§ **WRITTEN REQUEST**
Copy nothing but the part that opens with the line containing "Generate a web" and closes with the line containing "const seriesNames = ['<i>G.". Do not include pictures.

§ **DATA FOR PROCESSING**
* * *
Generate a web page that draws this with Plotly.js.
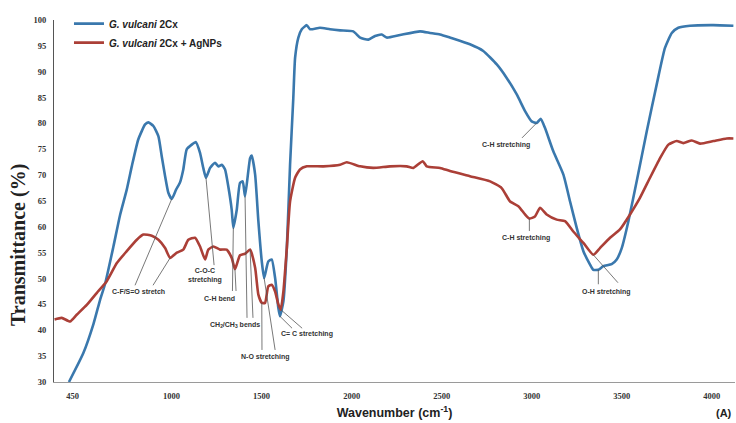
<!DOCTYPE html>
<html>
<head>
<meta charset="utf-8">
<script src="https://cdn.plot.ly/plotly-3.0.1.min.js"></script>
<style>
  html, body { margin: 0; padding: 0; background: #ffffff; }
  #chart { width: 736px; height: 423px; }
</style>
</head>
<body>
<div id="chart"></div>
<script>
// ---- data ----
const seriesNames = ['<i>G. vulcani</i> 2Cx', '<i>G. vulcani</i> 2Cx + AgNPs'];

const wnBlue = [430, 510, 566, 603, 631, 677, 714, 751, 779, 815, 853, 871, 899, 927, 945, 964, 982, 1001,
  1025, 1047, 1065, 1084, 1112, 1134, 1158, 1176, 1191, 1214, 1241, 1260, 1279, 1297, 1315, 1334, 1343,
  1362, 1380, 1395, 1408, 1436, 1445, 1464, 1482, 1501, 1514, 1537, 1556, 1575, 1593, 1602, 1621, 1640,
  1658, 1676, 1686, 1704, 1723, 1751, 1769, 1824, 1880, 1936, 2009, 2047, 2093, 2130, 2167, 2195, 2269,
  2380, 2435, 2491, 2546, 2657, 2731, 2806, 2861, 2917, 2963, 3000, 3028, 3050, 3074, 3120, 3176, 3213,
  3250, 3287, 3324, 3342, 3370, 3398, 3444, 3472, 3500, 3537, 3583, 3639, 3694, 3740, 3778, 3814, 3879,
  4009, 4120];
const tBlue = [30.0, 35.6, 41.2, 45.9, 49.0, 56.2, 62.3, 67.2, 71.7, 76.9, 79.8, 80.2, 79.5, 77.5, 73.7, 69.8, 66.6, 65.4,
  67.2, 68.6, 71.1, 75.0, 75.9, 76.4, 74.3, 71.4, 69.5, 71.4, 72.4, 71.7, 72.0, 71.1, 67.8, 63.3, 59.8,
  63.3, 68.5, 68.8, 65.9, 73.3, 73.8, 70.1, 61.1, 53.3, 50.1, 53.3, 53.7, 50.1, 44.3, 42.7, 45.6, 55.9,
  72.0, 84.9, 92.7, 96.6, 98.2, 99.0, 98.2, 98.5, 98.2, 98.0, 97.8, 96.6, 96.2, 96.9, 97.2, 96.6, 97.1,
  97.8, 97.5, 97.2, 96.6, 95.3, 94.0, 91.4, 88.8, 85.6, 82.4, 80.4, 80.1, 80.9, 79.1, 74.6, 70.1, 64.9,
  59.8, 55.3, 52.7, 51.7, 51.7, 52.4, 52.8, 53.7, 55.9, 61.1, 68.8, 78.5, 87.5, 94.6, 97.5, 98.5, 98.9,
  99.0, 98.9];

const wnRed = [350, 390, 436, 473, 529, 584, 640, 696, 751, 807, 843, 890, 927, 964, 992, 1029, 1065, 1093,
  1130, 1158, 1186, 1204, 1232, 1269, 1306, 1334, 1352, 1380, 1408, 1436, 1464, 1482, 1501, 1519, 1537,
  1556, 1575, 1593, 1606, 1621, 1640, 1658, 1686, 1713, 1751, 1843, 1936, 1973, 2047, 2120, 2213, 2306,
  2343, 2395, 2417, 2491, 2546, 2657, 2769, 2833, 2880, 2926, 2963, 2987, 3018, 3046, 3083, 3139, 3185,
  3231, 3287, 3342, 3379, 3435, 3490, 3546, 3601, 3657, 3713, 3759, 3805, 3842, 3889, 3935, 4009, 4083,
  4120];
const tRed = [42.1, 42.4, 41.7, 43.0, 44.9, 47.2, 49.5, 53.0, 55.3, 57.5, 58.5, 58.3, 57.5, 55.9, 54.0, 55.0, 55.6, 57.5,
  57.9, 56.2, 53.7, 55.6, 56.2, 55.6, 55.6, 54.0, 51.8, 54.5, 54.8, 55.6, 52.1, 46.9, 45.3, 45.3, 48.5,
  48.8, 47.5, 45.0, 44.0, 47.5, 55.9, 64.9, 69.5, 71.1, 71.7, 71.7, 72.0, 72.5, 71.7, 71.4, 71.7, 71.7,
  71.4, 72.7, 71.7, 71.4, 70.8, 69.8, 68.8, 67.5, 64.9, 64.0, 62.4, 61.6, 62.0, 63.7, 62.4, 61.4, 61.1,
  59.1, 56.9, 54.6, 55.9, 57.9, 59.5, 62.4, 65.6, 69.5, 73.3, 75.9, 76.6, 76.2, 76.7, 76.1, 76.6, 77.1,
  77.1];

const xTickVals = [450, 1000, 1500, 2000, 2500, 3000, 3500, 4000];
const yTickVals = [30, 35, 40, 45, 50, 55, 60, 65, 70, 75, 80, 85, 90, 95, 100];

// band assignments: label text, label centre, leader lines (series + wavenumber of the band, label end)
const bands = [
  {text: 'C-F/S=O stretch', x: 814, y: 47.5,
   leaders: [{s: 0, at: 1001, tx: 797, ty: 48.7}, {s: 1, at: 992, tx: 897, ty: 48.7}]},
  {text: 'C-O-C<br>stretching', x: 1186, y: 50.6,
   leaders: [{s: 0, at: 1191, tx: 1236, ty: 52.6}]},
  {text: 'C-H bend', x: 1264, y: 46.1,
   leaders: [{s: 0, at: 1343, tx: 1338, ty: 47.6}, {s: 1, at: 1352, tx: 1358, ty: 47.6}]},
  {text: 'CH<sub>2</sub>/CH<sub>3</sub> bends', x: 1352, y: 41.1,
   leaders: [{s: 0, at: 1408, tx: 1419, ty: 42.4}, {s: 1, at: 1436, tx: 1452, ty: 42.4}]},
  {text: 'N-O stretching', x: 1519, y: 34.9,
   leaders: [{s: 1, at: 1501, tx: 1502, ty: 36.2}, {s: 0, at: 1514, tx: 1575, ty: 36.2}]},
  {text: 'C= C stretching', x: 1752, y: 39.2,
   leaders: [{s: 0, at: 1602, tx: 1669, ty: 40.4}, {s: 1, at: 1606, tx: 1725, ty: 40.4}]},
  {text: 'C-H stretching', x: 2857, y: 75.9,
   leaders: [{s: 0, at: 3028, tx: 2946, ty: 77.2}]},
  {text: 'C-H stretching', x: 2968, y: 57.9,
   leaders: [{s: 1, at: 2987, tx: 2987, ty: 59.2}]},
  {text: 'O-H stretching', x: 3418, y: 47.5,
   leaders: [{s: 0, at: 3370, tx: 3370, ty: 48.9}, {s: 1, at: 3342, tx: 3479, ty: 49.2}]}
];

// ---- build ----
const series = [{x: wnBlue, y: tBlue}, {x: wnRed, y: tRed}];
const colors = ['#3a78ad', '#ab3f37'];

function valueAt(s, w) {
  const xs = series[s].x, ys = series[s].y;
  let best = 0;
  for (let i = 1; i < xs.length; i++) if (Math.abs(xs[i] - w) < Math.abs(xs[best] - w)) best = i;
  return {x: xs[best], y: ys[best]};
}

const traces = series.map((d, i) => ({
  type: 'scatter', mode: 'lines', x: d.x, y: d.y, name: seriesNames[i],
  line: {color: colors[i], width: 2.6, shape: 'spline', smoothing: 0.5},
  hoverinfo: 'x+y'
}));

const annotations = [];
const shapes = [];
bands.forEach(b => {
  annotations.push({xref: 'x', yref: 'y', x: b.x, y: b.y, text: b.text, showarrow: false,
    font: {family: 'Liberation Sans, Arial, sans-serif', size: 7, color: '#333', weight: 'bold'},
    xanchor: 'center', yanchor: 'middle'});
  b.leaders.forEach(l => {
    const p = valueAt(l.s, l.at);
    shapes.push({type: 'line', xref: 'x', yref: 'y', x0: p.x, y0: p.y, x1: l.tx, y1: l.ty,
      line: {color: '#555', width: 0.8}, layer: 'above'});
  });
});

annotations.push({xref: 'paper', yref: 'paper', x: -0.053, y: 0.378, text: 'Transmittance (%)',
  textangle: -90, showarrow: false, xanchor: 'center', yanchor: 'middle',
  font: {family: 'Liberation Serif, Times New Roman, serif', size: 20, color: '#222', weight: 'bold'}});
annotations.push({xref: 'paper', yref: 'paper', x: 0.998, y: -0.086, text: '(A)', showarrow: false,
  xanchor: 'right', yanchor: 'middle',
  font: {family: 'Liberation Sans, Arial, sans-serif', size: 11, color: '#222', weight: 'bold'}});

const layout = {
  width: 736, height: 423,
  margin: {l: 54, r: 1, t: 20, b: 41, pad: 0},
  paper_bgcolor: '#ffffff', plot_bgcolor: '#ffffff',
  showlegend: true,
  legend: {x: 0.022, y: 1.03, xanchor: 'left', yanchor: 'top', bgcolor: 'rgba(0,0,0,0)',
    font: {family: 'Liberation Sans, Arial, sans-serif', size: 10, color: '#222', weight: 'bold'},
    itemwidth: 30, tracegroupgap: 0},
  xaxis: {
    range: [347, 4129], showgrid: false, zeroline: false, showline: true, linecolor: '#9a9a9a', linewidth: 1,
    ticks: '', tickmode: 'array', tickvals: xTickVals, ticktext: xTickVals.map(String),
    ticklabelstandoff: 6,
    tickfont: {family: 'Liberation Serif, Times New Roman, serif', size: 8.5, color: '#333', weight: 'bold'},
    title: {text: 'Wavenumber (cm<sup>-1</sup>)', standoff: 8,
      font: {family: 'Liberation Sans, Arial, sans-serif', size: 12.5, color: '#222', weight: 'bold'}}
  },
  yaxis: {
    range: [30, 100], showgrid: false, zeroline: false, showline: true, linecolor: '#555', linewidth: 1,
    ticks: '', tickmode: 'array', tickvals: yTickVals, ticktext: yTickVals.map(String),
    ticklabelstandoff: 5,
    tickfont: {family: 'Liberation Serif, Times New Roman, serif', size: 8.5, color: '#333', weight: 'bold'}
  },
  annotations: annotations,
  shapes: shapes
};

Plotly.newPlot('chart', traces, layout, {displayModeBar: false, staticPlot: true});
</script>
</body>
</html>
* * *
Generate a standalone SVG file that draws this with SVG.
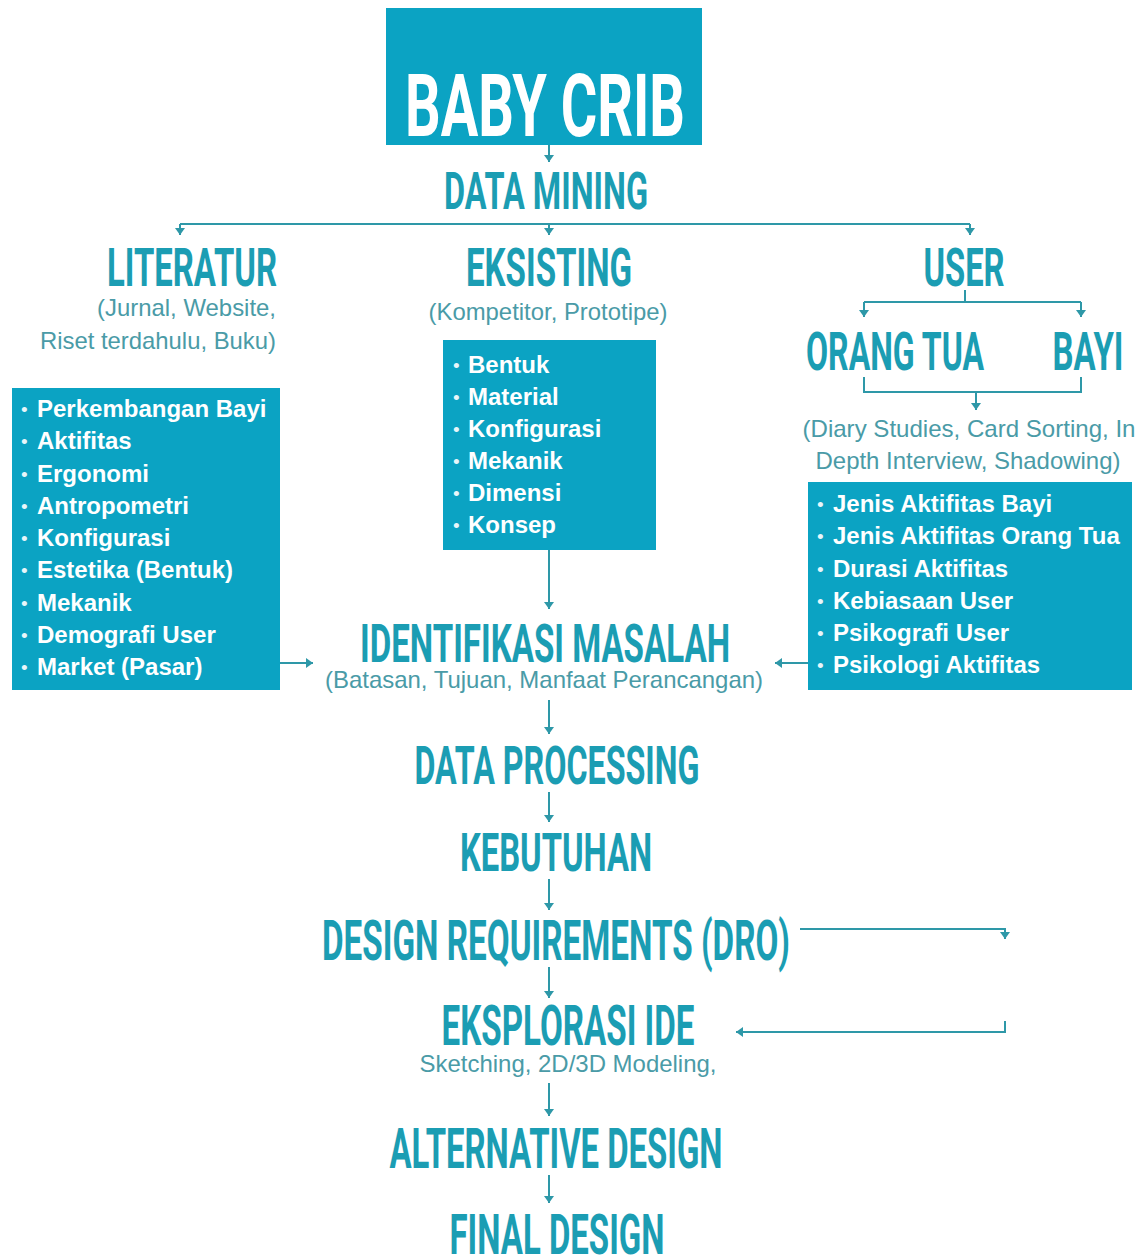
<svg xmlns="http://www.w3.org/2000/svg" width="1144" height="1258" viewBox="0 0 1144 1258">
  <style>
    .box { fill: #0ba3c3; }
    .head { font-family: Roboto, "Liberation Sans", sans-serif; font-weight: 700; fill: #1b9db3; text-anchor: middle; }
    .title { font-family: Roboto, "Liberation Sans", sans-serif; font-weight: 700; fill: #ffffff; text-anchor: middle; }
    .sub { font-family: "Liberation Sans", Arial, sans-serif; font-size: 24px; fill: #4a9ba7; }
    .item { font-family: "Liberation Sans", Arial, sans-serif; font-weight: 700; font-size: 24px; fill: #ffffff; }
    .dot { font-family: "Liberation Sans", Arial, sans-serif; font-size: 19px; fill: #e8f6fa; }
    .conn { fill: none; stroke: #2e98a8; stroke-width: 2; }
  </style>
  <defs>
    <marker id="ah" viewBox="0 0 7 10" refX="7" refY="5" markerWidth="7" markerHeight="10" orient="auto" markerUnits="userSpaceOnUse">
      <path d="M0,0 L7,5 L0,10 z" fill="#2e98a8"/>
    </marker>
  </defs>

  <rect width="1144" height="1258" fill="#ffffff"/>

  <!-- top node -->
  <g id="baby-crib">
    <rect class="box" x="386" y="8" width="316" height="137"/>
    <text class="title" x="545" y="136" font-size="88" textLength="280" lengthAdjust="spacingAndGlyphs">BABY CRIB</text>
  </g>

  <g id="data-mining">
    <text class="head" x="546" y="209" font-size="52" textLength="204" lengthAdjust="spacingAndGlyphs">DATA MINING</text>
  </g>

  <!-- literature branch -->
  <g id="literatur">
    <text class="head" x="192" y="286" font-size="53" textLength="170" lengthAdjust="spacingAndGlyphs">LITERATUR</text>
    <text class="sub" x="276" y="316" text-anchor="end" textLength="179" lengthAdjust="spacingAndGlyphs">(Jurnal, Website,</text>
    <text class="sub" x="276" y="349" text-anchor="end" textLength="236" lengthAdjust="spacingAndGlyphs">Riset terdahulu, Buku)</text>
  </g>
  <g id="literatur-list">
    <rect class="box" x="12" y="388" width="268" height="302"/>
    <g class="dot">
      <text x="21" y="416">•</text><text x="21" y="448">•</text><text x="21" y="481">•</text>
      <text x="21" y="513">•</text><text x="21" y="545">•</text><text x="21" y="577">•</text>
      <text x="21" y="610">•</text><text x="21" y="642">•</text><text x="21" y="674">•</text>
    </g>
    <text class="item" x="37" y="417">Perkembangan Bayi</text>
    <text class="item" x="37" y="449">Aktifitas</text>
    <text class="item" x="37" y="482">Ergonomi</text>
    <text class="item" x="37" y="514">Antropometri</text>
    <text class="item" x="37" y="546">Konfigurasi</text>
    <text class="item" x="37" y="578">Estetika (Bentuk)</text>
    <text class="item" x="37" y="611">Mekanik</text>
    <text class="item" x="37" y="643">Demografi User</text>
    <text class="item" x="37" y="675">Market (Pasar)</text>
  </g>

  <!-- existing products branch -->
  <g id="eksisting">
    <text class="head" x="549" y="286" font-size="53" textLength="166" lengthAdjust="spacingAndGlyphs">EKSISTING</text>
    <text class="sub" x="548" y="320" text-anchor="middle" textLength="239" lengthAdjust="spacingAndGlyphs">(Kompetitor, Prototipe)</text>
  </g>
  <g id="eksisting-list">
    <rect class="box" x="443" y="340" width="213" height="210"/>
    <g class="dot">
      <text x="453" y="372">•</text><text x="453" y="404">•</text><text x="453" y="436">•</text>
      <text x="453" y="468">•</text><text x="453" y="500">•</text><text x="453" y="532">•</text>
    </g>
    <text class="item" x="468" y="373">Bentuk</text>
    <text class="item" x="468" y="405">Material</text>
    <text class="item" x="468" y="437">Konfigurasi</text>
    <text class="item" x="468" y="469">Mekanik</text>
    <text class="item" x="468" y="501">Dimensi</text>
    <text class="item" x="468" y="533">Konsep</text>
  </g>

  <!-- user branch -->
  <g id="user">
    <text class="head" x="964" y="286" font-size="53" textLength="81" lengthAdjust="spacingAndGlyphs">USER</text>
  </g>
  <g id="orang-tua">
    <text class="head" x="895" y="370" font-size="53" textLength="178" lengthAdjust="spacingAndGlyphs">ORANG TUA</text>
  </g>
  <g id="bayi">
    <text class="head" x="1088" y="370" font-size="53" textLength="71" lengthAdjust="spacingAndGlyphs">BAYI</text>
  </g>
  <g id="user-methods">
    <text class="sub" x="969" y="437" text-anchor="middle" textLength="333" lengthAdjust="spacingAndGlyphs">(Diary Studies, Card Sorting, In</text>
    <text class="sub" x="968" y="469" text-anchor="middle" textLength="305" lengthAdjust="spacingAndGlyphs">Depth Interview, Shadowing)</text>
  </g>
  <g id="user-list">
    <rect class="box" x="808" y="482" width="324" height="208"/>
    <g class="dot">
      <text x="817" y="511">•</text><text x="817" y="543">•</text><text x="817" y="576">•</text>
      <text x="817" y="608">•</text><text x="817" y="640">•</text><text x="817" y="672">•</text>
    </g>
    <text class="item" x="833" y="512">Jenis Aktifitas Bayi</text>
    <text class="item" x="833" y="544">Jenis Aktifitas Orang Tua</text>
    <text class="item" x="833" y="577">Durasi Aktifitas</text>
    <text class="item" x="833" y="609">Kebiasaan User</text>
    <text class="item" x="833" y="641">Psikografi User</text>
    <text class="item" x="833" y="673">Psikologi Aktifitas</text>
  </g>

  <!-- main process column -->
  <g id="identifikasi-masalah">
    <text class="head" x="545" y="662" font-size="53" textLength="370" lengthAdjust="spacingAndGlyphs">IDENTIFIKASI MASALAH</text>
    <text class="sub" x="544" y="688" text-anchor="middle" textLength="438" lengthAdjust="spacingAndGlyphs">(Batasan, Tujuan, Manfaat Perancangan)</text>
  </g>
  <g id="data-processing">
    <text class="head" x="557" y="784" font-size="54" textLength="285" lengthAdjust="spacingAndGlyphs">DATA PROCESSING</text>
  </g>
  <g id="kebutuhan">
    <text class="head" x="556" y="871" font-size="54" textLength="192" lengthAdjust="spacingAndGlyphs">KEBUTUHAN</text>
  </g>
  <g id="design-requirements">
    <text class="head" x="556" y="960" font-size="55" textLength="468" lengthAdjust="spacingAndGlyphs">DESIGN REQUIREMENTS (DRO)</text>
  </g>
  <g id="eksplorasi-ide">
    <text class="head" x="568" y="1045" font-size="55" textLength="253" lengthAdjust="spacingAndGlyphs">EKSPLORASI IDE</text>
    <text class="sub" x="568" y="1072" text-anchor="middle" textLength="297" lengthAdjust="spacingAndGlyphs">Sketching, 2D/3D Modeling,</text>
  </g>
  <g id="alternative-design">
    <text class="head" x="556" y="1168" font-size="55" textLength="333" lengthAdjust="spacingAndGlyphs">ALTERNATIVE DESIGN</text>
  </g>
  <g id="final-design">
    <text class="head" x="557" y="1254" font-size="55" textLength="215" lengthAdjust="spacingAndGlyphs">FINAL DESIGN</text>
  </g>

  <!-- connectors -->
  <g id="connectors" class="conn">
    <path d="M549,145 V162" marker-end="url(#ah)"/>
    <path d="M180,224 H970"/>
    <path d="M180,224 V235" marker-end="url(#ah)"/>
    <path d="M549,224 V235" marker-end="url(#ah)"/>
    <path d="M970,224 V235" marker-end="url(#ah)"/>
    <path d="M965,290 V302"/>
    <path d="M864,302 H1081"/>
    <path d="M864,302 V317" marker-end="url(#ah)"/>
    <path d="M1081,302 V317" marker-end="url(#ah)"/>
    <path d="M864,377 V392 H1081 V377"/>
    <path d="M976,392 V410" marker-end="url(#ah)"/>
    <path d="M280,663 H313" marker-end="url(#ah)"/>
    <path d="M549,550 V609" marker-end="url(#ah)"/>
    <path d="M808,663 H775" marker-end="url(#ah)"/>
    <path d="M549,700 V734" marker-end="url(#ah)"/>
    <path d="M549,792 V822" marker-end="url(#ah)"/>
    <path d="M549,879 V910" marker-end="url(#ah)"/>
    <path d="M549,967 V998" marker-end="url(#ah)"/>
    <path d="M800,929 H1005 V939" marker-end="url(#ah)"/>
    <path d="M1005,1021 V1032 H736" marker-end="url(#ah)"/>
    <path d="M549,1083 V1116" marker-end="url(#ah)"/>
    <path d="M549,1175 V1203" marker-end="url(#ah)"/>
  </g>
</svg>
* * *
§ **SOLUTION FOR THIS TASK**
Generate a web page that draws this with Plotly.js.
<!DOCTYPE html>
<html>
<head>
<meta charset="utf-8">
<script src="https://cdn.plot.ly/plotly-3.0.1.min.js"></script>
<style>
  html, body { margin: 0; padding: 0; background: #ffffff; }
  #chart { width: 736px; height: 423px; }
</style>
</head>
<body>
<div id="chart"></div>
<script>
// ---- data ----
const seriesNames = ['<i>G. vulcani</i> 2Cx', '<i>G. vulcani</i> 2Cx + AgNPs'];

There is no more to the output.